On Tuesday, the day of deadline, they get the form signed, but the person handling my flight booking has a training day. I get a phone call that evening to say they had missed the deadline. “Oh well," I say, "thanks for trying.”  

And that’s why my friend is in Akobo, taking this cool photo and meeting with women and youth groups, and I am sitting here in Juba, moaning on my blog about UN inefficiency.

So the photo: My first thought when she sent it through was I love that woman's hat. The next, was to ask what they were making. The answer: rubbish bins.  The women are creating those baskets to put the town’s waste in, although they seem more for aesthetic reasons than environmental because once they are full, they just dump the contents in a landfill or burn it. What else did miss besides the cool basket weaving? Well, a family of scorpions, two snakes, endless games of gin rummy, and sweltering hot days with no aircon. 

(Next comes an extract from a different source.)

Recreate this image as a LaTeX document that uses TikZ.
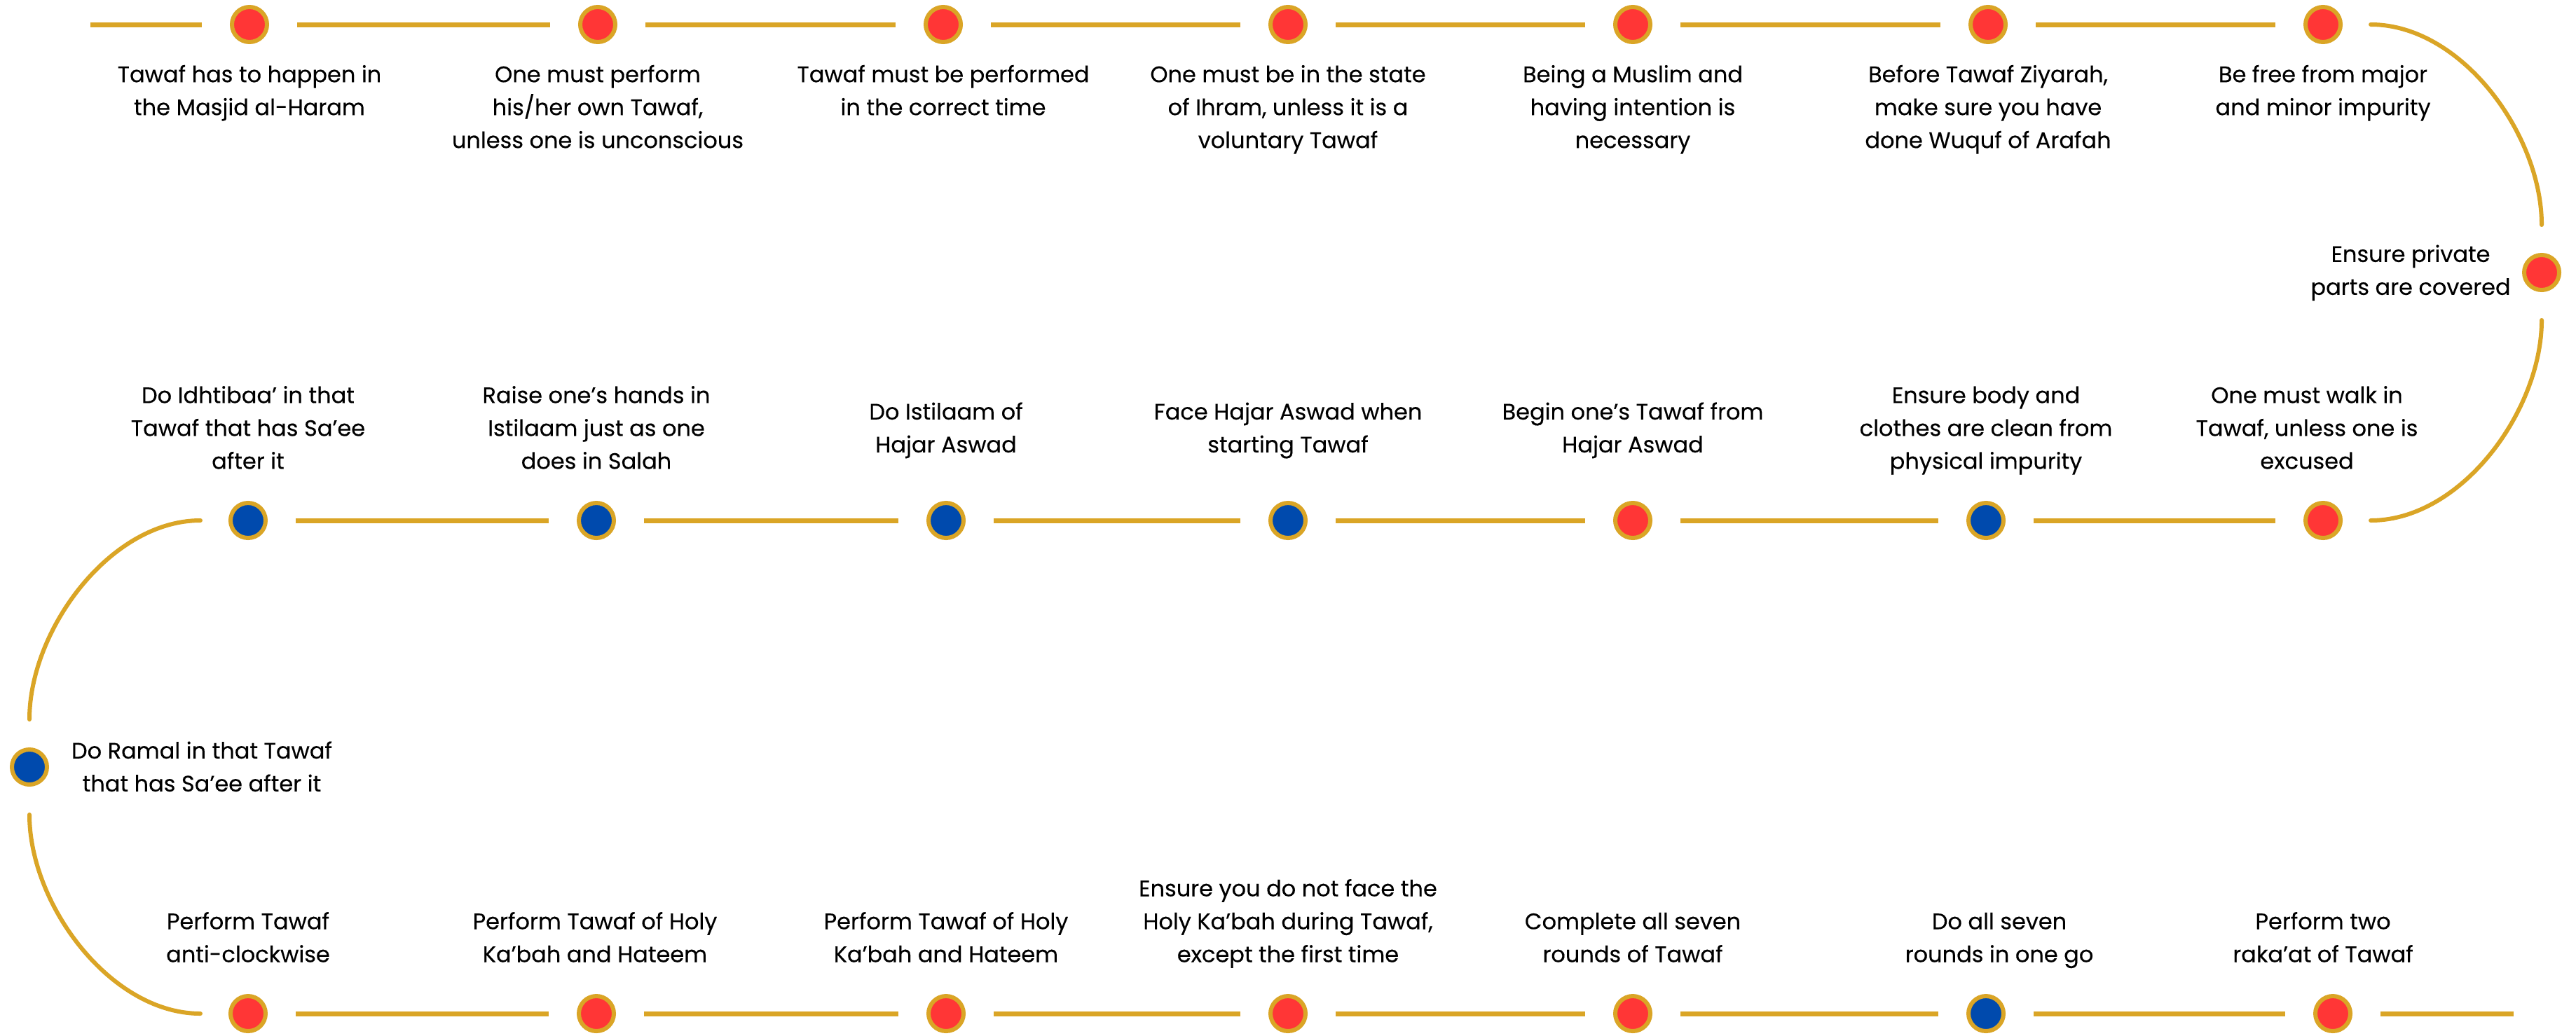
\documentclass[tikz,border=0pt]{standalone}
\usepackage{fontspec}
\setmainfont{Poppins}[FakeBold=0.25]
\definecolor{gold}{RGB}{218,165,38}
\definecolor{dotred}{RGB}{255,54,54}
\definecolor{dotblue}{RGB}{0,74,173}
\begin{document}
\begin{tikzpicture}[x=0.5pt,y=-0.5pt,
  dotbase/.style={circle,draw=gold,line width=3pt,minimum size=25pt,inner sep=0pt},
  rdot/.style={dotbase,fill=dotred},
  bdot/.style={dotbase,fill=dotblue},
  conn/.style={draw=gold,line width=3.5pt,shorten >=20pt,shorten <=20pt},
  arcconn/.style={draw=gold,line width=3pt,line cap=round,shorten >=20pt,shorten <=20pt},
  lbl/.style={align=center,inner sep=0pt,font=\fontsize{16}{23.5}\selectfont},
  toplbl/.style={lbl,anchor=north},
  midlbl/.style={lbl,anchor=center},
  botlbl/.style={lbl,anchor=south}]
\useasboundingbox (0,0) rectangle (3676,1478);
% row 1
\node[rdot] (a1) at (356,35) {};
\node[rdot] (a2) at (853,35) {};
\node[rdot] (a3) at (1346,35) {};
\node[rdot] (a4) at (1838,35) {};
\node[rdot] (a5) at (2330,35) {};
\node[rdot] (a6) at (2837,35) {};
\node[rdot] (a7) at (3315,35) {};
% right
\node[rdot] (R) at (3627,389) {};
% row 2
\node[bdot] (b1) at (354,743) {};
\node[bdot] (b2) at (851,743) {};
\node[bdot] (b3) at (1350,743) {};
\node[bdot] (b4) at (1838,743) {};
\node[rdot] (b5) at (2330,743) {};
\node[bdot] (b6) at (2834,743) {};
\node[rdot] (b7) at (3315,743) {};
% left
\node[bdot] (L) at (42,1095) {};
% row 3
\node[rdot] (c1) at (354,1447) {};
\node[rdot] (c2) at (851,1447) {};
\node[rdot] (c3) at (1350,1447) {};
\node[rdot] (c4) at (1838,1447) {};
\node[rdot] (c5) at (2330,1447) {};
\node[bdot] (c6) at (2834,1447) {};
\node[rdot] (c7) at (3329,1447) {};
\coordinate (s) at (129,35);
\coordinate (e) at (3587,1447);
% connectors
\draw[conn,shorten <=0pt] (s) -- (a1);
\draw[conn] (a1) -- (a2);
\draw[conn] (a2) -- (a3);
\draw[conn] (a3) -- (a4);
\draw[conn] (a4) -- (a5);
\draw[conn] (a5) -- (a6);
\draw[conn] (a6) -- (a7);
\draw[arcconn] (a7) to[out=0,in=90] (R);
\draw[arcconn] (R) to[out=-90,in=0] (b7);
\draw[conn] (b7) -- (b6);
\draw[conn] (b6) -- (b5);
\draw[conn] (b5) -- (b4);
\draw[conn] (b4) -- (b3);
\draw[conn] (b3) -- (b2);
\draw[conn] (b2) -- (b1);
\draw[arcconn] (b1) to[out=180,in=90] (L);
\draw[arcconn] (L) to[out=-90,in=180] (c1);
\draw[conn] (c1) -- (c2);
\draw[conn] (c2) -- (c3);
\draw[conn] (c3) -- (c4);
\draw[conn] (c4) -- (c5);
\draw[conn] (c5) -- (c6);
\draw[conn] (c6) -- (c7);
\draw[conn,shorten >=0pt] (c7) -- (e);
% row 1 labels
\node[toplbl] (ta1) at (356,84) {\strut Tawaf has to happen in\\the Masjid al-Haram\strut};
\node[toplbl] (ta2) at (853,84) {\strut One must perform\\his/her own Tawaf,\\unless one is unconscious\strut};
\node[toplbl] (ta3) at (1346,84) {\strut Tawaf must be performed\\in the correct time\strut};
\node[toplbl] (ta4) at (1838,84) {\strut One must be in the state\\of Ihram, unless it is a\\voluntary Tawaf\strut};
\node[toplbl] (ta5) at (2330,84) {\strut Being a Muslim and\\having intention is\\necessary\strut};
\node[toplbl] (ta6) at (2837,84) {\strut Before Tawaf Ziyarah,\\make sure you have\\done Wuquf of Arafah\strut};
\node[toplbl] (ta7) at (3315,84) {\strut Be free from major\\and minor impurity\strut};
% side labels
\node[midlbl] (tR) at (3440,388) {\strut Ensure private\\parts are covered\strut};
\node[midlbl] (tL) at (288,1097) {\strut Do Ramal in that Tawaf\\that has Sa’ee after it\strut};
% row 2 labels
\node[midlbl] (tb1) at (354,613) {\strut Do Idhtibaa’ in that\\Tawaf that has Sa’ee\\after it\strut};
\node[midlbl] (tb2) at (851,613) {\strut Raise one's hands in\\Istilaam just as one\\does in Salah\strut};
\node[midlbl] (tb3) at (1350,613) {\strut Do Istilaam of\\Hajar Aswad\strut};
\node[midlbl] (tb4) at (1838,613) {\strut Face Hajar Aswad when\\starting Tawaf\strut};
\node[midlbl] (tb5) at (2330,613) {\strut Begin one's Tawaf from\\Hajar Aswad\strut};
\node[midlbl] (tb6) at (2834,613) {\strut Ensure body and\\clothes are clean from\\physical impurity\strut};
\node[midlbl] (tb7) at (3292,613) {\strut One must walk in\\Tawaf, unless one is\\excused\strut};
% row 3 labels
\node[botlbl] (tc1) at (354,1388) {\strut Perform Tawaf\\anti-clockwise\strut};
\node[botlbl] (tc2) at (849,1388) {\strut Perform Tawaf of Holy\\Ka’bah and Hateem\strut};
\node[botlbl] (tc3) at (1350,1388) {\strut Perform Tawaf of Holy\\Ka’bah and Hateem\strut};
\node[botlbl] (tc4) at (1838,1388) {\strut Ensure you do not face the\\Holy Ka’bah during Tawaf,\\except the first time\strut};
\node[botlbl] (tc5) at (2330,1388) {\strut Complete all seven\\rounds of Tawaf\strut};
\node[botlbl] (tc6) at (2853,1388) {\strut Do all seven\\rounds in one go\strut};
\node[botlbl] (tc7) at (3315,1388) {\strut Perform two\\raka’at of Tawaf\strut};
\end{tikzpicture}
\end{document}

But there's more to Jonglei and Akobo than scorpions and basket weaving. It is the most conflict prone state, with inter-communal fighting between tribes over cattle raiding and a renegade soldier, with backing from Sudan, trying to start a rebellion against the government. But it's more complicated than that. David Yau Yau, the rebel soldier  is a Murle, one of three tribes in Jonglei. He has been stirring up trouble in the state since 2010, when he lost parliamentary elections. The other two tribes are the Luo Nuer and the Dinka. The Dinka are the most populous tribe, and the most powerful. John Garang, who led the rebellion against Khartoum was a Dinka; the current president, Salva Kiir, is a Dinka. But the Nuer are equally strong. During the rebellion against Khartoum, the Nuer initially aligned with Garang, but then split because they objected to Garang's vision of  a united secular Sudan, rather than an independent South Sudan. They eventually reconciled, and the current vice president of South Sudan Riek Machar (who incidentally married a British aid worker in the late 1980s), is a Nuer. 

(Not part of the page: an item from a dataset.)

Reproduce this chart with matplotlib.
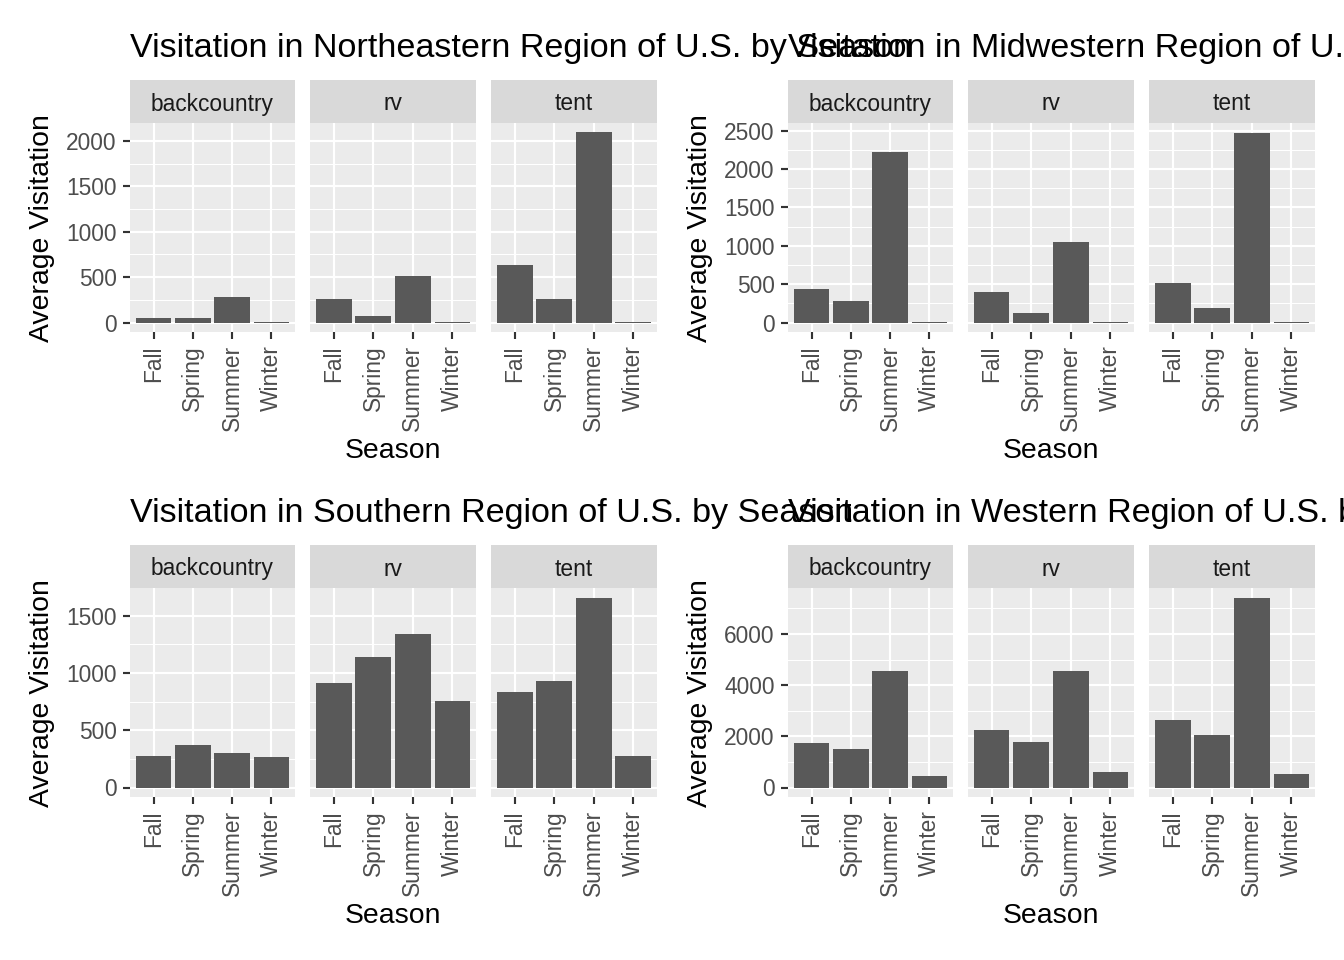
import numpy as np
import matplotlib
matplotlib.use("Agg")
import matplotlib.pyplot as plt
from matplotlib.ticker import MultipleLocator

plt.rcParams['font.family'] = ['Liberation Sans', 'DejaVu Sans']

SEASONS = ["Fall", "Spring", "Summer", "Winter"]
CAMP_TYPES = ["backcountry", "rv", "tent"]

# average visitation per season, one list per camping type
northeast_backcountry = [55, 55, 283, 7]
northeast_rv = [260, 73, 514, 7]
northeast_tent = [635, 260, 2095, 7]

midwest_backcountry = [437, 285, 2215, 9]
midwest_rv = [398, 125, 1047, 2]
midwest_tent = [515, 190, 2474, 9]

south_backcountry = [277, 373, 303, 268]
south_rv = [915, 1142, 1343, 757]
south_tent = [836, 932, 1657, 277]

west_backcountry = [1748, 1513, 4565, 457]
west_rv = [2257, 1787, 4565, 613]
west_tent = [2648, 2061, 7422, 535]

REGIONS = [
    ("Northeastern", [northeast_backcountry, northeast_rv, northeast_tent], 500),
    ("Midwestern", [midwest_backcountry, midwest_rv, midwest_tent], 500),
    ("Southern", [south_backcountry, south_rv, south_tent], 500),
    ("Western", [west_backcountry, west_rv, west_tent], 2000),
]

W, H = 1344, 960
BG = "#EBEBEB"
STRIP = "#D9D9D9"
BAR = "#595959"
FS = 0.97  # font scale

fig = plt.figure(figsize=(7, 5), dpi=192)


def px(x0, y0, x1, y1):
    # pixel box (top-left origin) -> figure fraction rect
    return [x0 / W, 1 - y1 / H, (x1 - x0) / W, (y1 - y0) / H]


def draw_region(name, series, step, left, top):
    panel_xs = [(left, left + 165), (left + 180, left + 346), (left + 361, left + 527)]
    strip_top, strip_bot, panel_bot = top + 80, top + 123, top + 332
    ymax = max(max(s) for s in series)
    lo, hi = -0.05 * ymax, 1.05 * ymax
    x = np.arange(len(SEASONS))

    for i, (x0, x1) in enumerate(panel_xs):
        ax = fig.add_axes(px(x0, strip_bot, x1, panel_bot))
        ax.set_facecolor(BG)
        ax.bar(x, series[i], width=0.9, color=BAR, zorder=3)
        ax.set_xlim(-0.6, len(SEASONS) - 0.4)
        ax.set_ylim(lo, hi)
        ax.yaxis.set_major_locator(MultipleLocator(step))
        ax.yaxis.set_minor_locator(MultipleLocator(step / 2))
        ax.set_xticks(x)
        ax.set_xticklabels(SEASONS, rotation=90, fontsize=8.8 * FS, color="#4D4D4D")
        ax.grid(which="major", color="white", linewidth=0.8, zorder=1)
        ax.grid(which="minor", axis="y", color="white", linewidth=0.4, zorder=1)
        for sp in ax.spines.values():
            sp.set_visible(False)
        ax.tick_params(axis="both", which="major", length=2.75, width=0.8,
                       color="#333333", pad=2.2)
        ax.tick_params(axis="both", which="minor", length=0)
        if i == 0:
            ax.tick_params(axis="y", labelsize=8.8 * FS, labelcolor="#4D4D4D")
        else:
            ax.tick_params(axis="y", left=False, labelleft=False)

        sax = fig.add_axes(px(x0, strip_top, x1, strip_bot))
        sax.set_facecolor(STRIP)
        sax.set_xticks([])
        sax.set_yticks([])
        for sp in sax.spines.values():
            sp.set_visible(False)
        sax.text(0.5, 0.5, CAMP_TYPES[i], ha="center", va="center_baseline",
                 fontsize=8.8 * FS, color="#1A1A1A", transform=sax.transAxes)

    fig.text(left / W, 1 - (top + 57) / H,
             f"Visitation in {name} Region of U.S. by Season",
             ha="left", va="baseline", fontsize=13.2 * FS, color="black")
    fig.text((left - 88) / W, 1 - (top + 228) / H, "Average Visitation",
             rotation=90, ha="center", va="center", fontsize=11 * FS)
    fig.text((left + 263) / W, 1 - (top + 451) / H, "Season",
             ha="center", va="center", fontsize=11 * FS)


positions = [(130, 0), (788, 0), (130, 465), (788, 465)]
for (name, series, step), (left, top) in zip(REGIONS, positions):
    draw_region(name, series, step, left, top)

fig.savefig("out.png", dpi=192, facecolor="white")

So there is animosity between all three tribes, and within each tribe, but real hatred towards the Murle. 

In 2011, over 1,000 people were killed in clashes between the Nuer and Murle, and tens of thousands were displaced. In early 2012, it's estimated up to 3,000 civilians were killed, again when Nuer youth marched on the Murle to avenge cattle raids. Almost all of those killed were women and children, as the men were able to run much faster into the bush, according to the UN.  

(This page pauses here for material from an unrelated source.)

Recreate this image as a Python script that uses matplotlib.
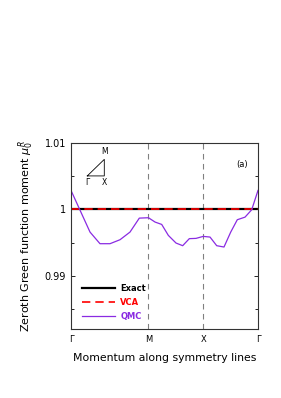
import numpy as np
import matplotlib
matplotlib.use("Agg")
import matplotlib.pyplot as plt
from matplotlib.ticker import MultipleLocator

# symmetry points (units of pi): Gamma -> M -> X -> Gamma
sym_pos = [0.0, np.sqrt(2), np.sqrt(2) + 1, np.sqrt(2) + 2]
sym_labels = ["Γ", "M", "X", "Γ"]

# QMC zeroth moment along the path (read off the figure)
qmc_k = [0.0, 0.347, 0.529, 0.712, 0.895, 1.077, 1.247, 1.414, 1.534, 1.656,
         1.777, 1.917, 2.039, 2.160, 2.282, 2.414, 2.538, 2.660, 2.793, 2.916,
         3.036, 3.177, 3.299, 3.414]
qmc_mu = [1.00286, 0.99659, 0.99484, 0.99484, 0.99544, 0.99659, 0.99869, 0.99875,
          0.99810, 0.99774, 0.99609, 0.99494, 0.99454, 0.99560, 0.99564, 0.99594,
          0.99584, 0.99454, 0.99434, 0.99659, 0.99845, 0.99884, 0.99995, 1.00286]

exact_mu = 1.0
vca_mu = 1.0

plt.rcParams['font.family'] = ['DejaVu Sans']

fig = plt.figure(figsize=(2.81, 3.98), dpi=100)
ax = fig.add_axes([0.2527, 0.1734, 0.6655, 0.4673])

kk = [sym_pos[0], sym_pos[-1]]
ax.plot(kk, [exact_mu, exact_mu], color="black", lw=1.6, label="Exact")
ax.plot(kk, [vca_mu, vca_mu], color="red", lw=1.2, ls=(0, (5, 3)), label="VCA")
ax.plot(qmc_k, qmc_mu, color="#8a2be2", lw=0.9, label="QMC")

for p in sym_pos[1:3]:
    ax.axvline(p, color="gray", lw=0.8, ls=(0, (5, 4)), zorder=0)

ax.set_xlim(sym_pos[0], sym_pos[-1])
ax.set_ylim(0.982, 1.01)
ax.set_xticks(sym_pos)
ax.set_xticklabels(sym_labels)
ax.set_yticks([0.99, 1.0, 1.01])
ax.set_yticklabels(["0.99", "1", "1.01"])
ax.yaxis.set_minor_locator(MultipleLocator(0.005))
ax.tick_params(axis="x", length=0, labelsize=6, pad=4)
ax.tick_params(axis="y", which="both", direction="in", right=True, labelsize=7, width=0.6)
ax.tick_params(axis="y", which="major", length=3)
ax.tick_params(axis="y", which="minor", length=2)
for s in ax.spines.values():
    s.set_linewidth(0.8)
    s.set_color("#333333")

ax.set_xlabel("Momentum along symmetry lines", fontsize=7.8, labelpad=7)
ax.set_ylabel(r"Zeroth Green function moment $\mu_0^R$", fontsize=8, labelpad=6)

leg = ax.legend(loc="center left", frameon=False, fontsize=6, handlelength=4.0,
                handletextpad=0.6, borderpad=0, borderaxespad=0, labelspacing=0.6,
                bbox_to_anchor=(0.059, 0.143))
for txt, c in zip(leg.get_texts(), ["black", "red", "#8a2be2"]):
    txt.set_color(c)
    txt.set_fontweight("bold")

# small inset triangle of the Brillouin zone path
tri_x = [0.087, 0.178, 0.178, 0.087]
tri_y = [0.823, 0.912, 0.823, 0.823]
ax.plot(tri_x, tri_y, color="black", lw=0.6, transform=ax.transAxes)
ax.text(0.178, 0.93, "M", transform=ax.transAxes, fontsize=5.5, ha="center", va="bottom")
ax.text(0.085, 0.81, "Γ", transform=ax.transAxes, fontsize=5.5, ha="center", va="top")
ax.text(0.178, 0.81, "X", transform=ax.transAxes, fontsize=5.5, ha="center", va="top")
ax.text(0.913, 0.882, "(a)", transform=ax.transAxes, fontsize=6, ha="center", va="center")

fig.savefig("out.png", dpi=100)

This year, there have again been clashes after Yau Yau's men attacked a group of South Sudanese soldiers accompanying Nuer cattle herders. All 11/14 soldiers were killed along with 100 civilians. As a result, the government sent more soldiers into Jonglei to wipe out the Murle, with Machar even exhorting his Nuer tribes to dig up their decommissioned weapons. Every few days, we see reports, mostly in the Sudan Tribune or from the UN, of civilians being killed and people being forced to flee their homes because of the fighting.  

Another impact of the conflict is that people cannot look after their crops if they are continuously fleeing the fighting, and with the dry season almost over, and World Food Programme flights unable to land during the rainy season, deaths in conflict may be outnumbered by deaths due to starvation.